- EXERCISE DETAILS:
In the records below, pick out all lines containing the word "that".

- ROWS:
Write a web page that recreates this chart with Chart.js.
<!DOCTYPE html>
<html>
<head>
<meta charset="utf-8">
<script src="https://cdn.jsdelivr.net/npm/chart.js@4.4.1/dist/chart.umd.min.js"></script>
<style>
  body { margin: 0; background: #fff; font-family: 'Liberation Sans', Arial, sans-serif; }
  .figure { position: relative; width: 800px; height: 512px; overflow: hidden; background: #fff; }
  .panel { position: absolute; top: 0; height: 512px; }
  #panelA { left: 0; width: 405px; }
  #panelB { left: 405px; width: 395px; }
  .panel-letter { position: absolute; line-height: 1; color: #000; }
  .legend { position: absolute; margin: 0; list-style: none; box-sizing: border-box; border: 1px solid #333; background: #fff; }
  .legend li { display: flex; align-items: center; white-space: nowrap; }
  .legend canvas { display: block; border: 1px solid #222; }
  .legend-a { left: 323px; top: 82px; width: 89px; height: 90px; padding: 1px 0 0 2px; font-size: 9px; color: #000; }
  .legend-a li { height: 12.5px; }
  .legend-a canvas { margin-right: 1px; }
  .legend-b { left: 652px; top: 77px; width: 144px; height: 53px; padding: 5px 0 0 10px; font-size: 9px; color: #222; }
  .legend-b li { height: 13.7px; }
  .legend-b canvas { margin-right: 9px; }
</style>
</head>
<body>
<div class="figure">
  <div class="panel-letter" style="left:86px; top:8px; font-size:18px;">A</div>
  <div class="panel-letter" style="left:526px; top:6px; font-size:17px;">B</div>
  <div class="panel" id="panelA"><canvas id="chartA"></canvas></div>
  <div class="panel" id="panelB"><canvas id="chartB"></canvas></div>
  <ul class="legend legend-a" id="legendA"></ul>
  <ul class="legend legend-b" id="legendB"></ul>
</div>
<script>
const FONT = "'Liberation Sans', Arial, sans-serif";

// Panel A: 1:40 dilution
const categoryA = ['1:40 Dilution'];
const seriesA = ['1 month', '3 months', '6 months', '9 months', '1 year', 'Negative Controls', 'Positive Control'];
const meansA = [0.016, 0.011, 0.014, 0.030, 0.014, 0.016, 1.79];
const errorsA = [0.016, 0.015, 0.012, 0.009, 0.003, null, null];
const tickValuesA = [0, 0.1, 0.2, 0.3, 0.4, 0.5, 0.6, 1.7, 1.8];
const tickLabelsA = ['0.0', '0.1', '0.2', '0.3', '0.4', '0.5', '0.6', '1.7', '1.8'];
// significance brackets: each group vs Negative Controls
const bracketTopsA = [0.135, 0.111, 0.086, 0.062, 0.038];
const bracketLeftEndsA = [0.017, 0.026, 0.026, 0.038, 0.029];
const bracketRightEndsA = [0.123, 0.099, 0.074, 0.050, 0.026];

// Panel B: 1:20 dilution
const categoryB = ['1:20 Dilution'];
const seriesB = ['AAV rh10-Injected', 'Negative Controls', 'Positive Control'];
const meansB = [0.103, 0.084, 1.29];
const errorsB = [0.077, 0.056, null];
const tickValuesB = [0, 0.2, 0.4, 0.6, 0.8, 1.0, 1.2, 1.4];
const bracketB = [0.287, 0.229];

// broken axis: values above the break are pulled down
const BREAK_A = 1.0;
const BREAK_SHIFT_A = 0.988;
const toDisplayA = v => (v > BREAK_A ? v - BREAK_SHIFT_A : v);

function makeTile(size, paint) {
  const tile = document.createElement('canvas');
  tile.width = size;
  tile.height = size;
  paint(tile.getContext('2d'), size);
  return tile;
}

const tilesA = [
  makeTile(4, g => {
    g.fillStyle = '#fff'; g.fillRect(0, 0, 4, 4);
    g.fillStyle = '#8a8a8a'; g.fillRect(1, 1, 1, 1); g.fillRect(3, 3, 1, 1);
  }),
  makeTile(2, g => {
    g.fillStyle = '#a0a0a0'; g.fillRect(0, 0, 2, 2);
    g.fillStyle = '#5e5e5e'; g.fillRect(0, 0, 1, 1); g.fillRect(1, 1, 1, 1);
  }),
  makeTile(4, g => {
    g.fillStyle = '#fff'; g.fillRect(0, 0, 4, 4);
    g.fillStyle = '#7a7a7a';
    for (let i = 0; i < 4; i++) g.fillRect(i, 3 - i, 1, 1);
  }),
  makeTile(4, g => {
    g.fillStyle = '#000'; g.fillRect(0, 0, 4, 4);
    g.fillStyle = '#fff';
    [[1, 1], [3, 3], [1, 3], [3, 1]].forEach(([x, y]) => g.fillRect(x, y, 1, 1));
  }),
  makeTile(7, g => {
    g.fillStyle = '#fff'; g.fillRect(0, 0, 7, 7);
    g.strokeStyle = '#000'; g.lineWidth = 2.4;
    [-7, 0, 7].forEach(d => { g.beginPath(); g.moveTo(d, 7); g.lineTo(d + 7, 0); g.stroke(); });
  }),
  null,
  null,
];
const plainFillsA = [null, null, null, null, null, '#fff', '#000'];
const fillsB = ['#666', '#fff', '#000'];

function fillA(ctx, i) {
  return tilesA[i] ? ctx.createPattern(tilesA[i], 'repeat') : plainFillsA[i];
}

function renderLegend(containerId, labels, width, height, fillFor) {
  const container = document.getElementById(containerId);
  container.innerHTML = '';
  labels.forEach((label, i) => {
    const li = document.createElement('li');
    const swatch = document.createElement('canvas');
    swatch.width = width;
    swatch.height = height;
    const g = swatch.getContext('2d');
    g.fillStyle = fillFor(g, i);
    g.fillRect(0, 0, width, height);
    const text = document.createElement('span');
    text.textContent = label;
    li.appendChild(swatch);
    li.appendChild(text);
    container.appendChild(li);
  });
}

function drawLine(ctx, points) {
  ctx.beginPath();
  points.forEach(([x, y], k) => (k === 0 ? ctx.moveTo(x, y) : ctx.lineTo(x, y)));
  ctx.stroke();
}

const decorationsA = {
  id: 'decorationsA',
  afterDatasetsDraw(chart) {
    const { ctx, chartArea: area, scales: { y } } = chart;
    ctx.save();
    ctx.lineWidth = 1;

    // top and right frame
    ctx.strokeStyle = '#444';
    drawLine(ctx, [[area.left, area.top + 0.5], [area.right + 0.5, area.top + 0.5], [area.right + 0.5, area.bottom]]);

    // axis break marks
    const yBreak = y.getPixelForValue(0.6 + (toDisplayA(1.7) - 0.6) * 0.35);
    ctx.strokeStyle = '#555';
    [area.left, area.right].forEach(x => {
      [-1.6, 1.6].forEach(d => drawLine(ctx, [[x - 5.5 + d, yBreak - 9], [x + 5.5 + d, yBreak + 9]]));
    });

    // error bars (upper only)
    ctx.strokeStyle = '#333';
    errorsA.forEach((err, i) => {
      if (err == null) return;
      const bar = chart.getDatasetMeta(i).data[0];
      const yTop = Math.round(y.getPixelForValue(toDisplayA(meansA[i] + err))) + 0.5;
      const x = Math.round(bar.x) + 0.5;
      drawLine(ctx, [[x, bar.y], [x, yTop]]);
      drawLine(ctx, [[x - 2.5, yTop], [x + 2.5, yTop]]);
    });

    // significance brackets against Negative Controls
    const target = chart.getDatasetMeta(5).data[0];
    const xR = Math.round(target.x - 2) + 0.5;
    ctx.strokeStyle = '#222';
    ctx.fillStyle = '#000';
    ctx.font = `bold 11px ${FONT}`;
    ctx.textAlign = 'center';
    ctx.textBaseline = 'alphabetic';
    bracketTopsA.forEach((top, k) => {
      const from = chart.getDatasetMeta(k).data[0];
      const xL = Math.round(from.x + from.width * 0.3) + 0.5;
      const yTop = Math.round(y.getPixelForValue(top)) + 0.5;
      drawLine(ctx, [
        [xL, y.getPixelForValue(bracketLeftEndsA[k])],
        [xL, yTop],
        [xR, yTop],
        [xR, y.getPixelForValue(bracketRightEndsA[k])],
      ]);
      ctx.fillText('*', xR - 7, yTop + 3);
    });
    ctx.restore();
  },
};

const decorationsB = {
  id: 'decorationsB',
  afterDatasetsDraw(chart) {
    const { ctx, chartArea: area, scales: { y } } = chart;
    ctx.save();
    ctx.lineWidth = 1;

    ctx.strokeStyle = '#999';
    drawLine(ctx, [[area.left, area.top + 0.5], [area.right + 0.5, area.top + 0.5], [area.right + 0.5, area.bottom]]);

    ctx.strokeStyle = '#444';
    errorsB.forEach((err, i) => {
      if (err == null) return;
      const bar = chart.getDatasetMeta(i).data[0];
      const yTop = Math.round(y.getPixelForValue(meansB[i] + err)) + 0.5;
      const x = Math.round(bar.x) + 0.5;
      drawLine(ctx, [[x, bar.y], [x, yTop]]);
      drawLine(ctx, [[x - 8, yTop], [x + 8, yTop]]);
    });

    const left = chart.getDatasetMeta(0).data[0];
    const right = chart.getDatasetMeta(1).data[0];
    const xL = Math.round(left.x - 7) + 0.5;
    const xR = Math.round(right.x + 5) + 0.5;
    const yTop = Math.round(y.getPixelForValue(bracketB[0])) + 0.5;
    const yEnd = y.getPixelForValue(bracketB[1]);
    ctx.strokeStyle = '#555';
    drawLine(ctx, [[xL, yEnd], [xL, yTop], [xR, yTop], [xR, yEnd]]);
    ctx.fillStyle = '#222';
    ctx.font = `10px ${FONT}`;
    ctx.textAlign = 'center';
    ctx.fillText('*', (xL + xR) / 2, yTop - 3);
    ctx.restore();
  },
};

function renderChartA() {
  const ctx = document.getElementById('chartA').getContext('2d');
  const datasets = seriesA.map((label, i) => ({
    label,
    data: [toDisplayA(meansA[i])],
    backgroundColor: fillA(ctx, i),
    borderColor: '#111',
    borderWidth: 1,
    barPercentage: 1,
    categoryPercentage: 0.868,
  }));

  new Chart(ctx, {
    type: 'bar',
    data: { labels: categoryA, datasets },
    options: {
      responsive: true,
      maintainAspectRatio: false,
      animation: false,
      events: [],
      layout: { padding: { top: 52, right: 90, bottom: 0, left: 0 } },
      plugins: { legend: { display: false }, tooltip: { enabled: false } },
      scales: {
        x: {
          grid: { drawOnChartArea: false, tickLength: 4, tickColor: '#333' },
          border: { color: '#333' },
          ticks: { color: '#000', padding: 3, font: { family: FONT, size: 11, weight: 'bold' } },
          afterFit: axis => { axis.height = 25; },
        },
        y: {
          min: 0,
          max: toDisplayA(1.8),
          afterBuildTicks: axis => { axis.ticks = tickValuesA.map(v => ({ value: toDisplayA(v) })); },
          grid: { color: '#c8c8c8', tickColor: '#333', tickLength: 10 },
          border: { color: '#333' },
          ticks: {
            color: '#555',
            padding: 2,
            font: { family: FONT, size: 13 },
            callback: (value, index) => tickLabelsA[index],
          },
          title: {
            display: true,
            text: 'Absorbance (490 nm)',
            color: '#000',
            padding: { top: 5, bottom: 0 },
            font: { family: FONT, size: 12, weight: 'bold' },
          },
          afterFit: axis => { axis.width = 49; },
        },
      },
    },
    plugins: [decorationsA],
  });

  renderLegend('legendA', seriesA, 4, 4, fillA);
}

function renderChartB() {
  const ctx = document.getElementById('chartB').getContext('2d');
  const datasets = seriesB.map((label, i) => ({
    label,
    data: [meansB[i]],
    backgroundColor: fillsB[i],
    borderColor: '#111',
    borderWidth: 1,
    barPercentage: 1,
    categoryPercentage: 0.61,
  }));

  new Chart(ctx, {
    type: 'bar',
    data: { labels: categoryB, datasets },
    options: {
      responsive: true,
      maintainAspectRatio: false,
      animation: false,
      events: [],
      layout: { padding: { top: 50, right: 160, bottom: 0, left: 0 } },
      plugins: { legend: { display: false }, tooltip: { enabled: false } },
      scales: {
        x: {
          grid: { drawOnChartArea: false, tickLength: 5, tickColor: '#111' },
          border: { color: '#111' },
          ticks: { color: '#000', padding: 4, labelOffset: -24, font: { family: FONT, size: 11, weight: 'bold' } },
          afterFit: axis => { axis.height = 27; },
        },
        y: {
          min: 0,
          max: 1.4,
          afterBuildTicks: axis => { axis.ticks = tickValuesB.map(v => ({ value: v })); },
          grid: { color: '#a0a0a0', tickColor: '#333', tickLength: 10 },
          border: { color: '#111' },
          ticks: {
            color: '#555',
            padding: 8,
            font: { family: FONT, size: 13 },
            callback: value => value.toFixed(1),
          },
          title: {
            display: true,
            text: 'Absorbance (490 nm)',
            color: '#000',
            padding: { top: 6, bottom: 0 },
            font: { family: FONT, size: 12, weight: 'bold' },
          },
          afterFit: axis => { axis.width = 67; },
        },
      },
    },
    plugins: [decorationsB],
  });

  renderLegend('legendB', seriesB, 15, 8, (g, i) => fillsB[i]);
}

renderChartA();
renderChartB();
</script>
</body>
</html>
...
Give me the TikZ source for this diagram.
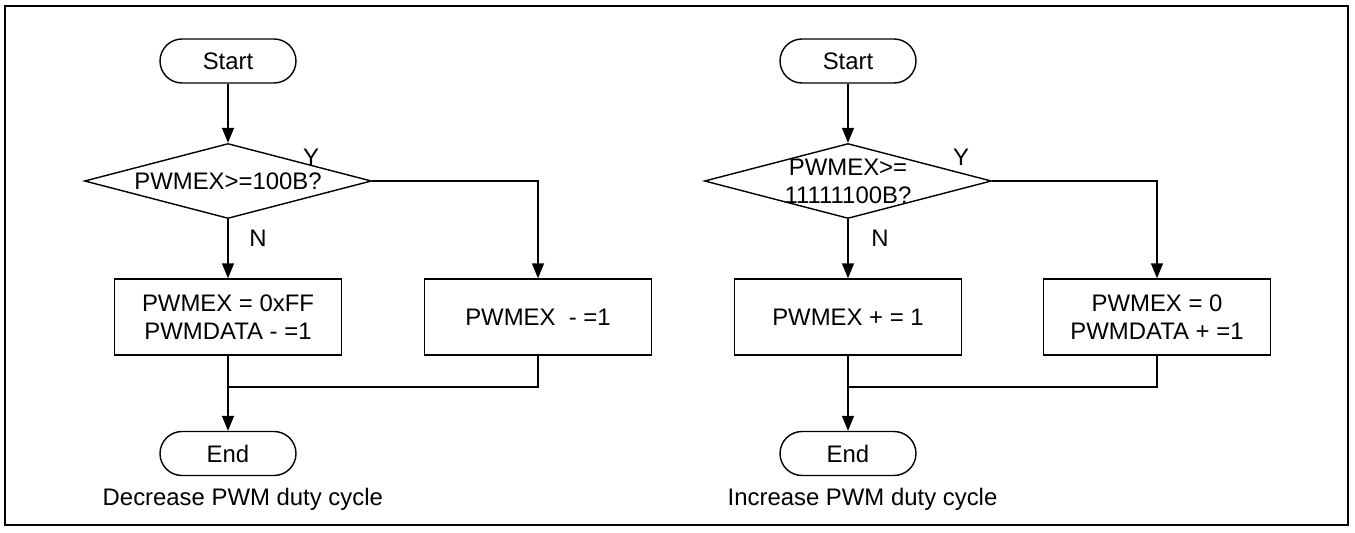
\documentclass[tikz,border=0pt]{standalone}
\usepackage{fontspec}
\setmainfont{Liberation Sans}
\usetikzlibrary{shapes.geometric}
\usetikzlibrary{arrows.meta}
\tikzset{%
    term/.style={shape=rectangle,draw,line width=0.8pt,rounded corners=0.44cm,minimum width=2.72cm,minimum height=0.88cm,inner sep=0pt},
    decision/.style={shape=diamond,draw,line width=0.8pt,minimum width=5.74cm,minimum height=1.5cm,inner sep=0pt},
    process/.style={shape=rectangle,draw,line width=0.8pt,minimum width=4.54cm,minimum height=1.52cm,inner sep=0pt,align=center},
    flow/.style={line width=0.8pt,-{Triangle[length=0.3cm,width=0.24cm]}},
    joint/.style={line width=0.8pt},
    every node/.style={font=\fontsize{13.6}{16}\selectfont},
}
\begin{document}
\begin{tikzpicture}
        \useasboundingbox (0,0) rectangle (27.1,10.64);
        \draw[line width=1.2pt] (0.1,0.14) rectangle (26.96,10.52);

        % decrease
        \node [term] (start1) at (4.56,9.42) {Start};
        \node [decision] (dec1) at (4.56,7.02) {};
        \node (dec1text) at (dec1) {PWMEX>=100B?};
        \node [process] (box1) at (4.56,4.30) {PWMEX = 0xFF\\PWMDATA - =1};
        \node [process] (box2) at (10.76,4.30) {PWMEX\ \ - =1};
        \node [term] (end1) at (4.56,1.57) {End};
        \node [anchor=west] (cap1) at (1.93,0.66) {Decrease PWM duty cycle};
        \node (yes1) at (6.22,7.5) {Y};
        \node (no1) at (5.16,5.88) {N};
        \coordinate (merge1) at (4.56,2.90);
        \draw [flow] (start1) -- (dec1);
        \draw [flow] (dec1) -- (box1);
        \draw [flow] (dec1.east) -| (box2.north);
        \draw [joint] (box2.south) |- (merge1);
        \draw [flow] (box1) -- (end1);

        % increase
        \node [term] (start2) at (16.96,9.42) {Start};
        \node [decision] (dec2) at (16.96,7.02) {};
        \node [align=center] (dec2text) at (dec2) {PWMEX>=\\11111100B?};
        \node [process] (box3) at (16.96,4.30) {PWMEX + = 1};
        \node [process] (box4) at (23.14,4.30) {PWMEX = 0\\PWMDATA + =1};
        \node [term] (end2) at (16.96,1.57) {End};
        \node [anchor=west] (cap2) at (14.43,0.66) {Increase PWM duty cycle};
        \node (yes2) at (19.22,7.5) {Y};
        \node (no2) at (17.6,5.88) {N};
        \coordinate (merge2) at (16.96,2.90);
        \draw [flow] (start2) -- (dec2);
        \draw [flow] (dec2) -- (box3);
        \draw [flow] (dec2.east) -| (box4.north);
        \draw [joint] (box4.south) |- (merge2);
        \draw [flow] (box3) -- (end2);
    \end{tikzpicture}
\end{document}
* * *
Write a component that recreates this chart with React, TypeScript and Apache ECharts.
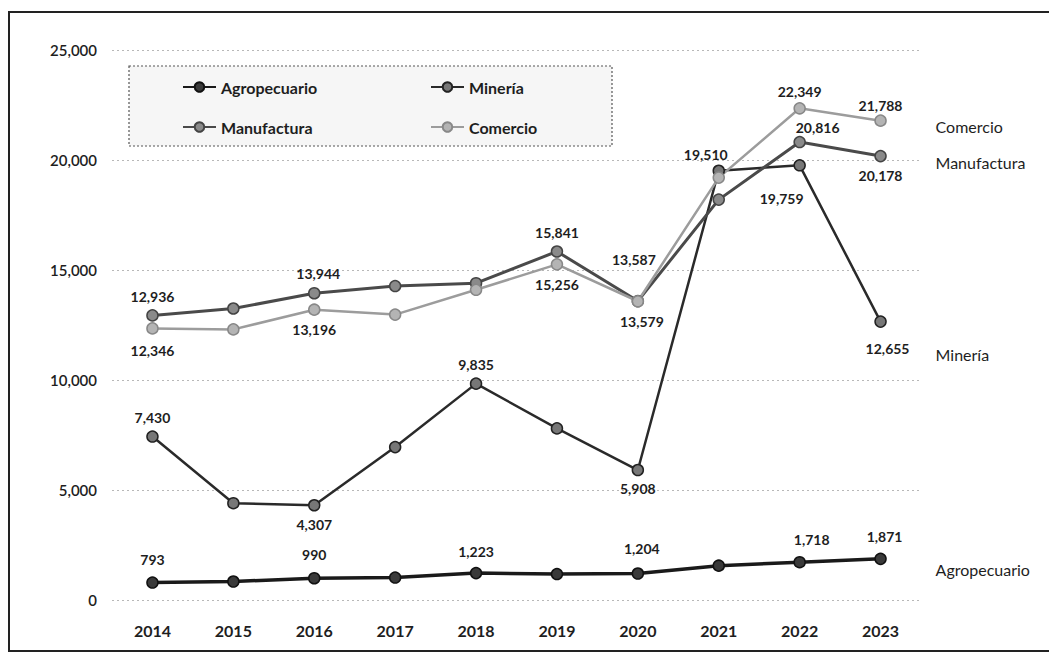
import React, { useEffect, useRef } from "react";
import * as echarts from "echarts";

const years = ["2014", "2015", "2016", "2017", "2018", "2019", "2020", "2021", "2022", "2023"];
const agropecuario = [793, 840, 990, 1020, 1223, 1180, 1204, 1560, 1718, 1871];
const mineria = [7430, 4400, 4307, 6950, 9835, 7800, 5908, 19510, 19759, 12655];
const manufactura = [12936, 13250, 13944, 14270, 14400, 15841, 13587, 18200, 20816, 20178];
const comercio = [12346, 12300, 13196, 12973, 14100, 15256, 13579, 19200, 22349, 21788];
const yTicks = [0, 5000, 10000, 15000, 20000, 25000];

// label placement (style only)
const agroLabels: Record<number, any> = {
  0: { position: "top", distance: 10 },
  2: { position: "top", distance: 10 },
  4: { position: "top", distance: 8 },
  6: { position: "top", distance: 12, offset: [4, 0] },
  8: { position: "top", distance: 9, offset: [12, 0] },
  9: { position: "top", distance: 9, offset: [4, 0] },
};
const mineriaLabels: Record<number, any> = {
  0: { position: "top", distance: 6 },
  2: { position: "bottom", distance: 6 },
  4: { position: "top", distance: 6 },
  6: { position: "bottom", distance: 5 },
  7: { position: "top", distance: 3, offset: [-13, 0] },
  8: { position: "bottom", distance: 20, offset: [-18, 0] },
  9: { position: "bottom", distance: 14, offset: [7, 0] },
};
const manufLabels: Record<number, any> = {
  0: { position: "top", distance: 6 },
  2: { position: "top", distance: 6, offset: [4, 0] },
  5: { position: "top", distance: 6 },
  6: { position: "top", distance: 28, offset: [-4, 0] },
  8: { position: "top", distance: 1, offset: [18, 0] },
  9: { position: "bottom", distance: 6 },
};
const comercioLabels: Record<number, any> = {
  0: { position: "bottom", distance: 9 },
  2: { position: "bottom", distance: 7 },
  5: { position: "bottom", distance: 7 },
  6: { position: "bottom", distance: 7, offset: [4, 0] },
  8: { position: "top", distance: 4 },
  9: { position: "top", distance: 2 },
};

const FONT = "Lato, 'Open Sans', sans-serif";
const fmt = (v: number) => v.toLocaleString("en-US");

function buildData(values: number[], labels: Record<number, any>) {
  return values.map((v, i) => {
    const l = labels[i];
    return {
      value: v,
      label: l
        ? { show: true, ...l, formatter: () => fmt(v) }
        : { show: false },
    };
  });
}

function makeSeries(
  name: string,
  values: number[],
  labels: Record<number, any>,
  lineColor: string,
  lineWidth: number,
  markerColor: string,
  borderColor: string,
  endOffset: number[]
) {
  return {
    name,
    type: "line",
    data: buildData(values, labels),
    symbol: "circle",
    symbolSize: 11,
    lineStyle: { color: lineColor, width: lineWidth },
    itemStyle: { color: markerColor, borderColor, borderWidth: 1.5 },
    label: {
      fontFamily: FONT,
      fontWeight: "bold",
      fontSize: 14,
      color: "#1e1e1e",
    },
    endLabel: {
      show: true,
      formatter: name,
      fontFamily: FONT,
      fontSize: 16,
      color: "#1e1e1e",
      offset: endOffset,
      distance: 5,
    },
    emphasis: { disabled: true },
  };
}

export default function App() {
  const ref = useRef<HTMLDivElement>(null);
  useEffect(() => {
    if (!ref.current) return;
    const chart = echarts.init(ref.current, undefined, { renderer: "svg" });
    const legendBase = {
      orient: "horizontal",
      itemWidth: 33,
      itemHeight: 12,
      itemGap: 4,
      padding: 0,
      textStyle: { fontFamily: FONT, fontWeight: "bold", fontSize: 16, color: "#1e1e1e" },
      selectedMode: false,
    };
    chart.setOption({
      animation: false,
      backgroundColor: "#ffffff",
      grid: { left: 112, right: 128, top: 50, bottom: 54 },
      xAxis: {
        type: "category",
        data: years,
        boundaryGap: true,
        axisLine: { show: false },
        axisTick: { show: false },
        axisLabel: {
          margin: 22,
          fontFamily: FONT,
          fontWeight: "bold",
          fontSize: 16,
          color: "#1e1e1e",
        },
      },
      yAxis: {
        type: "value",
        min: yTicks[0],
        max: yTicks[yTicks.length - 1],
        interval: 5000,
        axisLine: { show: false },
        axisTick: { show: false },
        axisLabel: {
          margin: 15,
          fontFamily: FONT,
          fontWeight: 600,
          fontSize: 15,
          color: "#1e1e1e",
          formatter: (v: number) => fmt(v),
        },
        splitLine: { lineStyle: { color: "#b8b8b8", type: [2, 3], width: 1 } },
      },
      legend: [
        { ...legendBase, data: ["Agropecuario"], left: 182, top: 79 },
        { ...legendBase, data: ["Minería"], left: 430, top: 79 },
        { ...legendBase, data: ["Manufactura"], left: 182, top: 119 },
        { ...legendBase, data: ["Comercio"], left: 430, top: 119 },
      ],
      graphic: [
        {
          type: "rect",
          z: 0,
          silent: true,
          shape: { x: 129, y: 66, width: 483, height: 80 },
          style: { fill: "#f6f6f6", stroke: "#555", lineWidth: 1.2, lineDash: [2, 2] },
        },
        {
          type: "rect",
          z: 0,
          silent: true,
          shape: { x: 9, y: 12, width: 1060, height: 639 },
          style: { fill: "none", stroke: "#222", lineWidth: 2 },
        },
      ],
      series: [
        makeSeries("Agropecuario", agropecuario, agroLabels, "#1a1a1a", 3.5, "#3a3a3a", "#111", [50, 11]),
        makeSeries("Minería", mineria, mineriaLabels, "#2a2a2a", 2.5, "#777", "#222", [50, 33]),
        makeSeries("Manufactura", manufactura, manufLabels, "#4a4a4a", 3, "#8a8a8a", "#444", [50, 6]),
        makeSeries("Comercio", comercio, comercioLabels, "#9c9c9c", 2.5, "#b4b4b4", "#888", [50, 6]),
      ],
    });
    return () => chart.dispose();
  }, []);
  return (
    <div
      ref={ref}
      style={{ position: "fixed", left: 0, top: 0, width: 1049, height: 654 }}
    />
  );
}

- SOLUTION BELOW:
Write a web page that recreates this chart with Chart.js.
Write a component that recreates this chart with React, TypeScript and Apache ECharts.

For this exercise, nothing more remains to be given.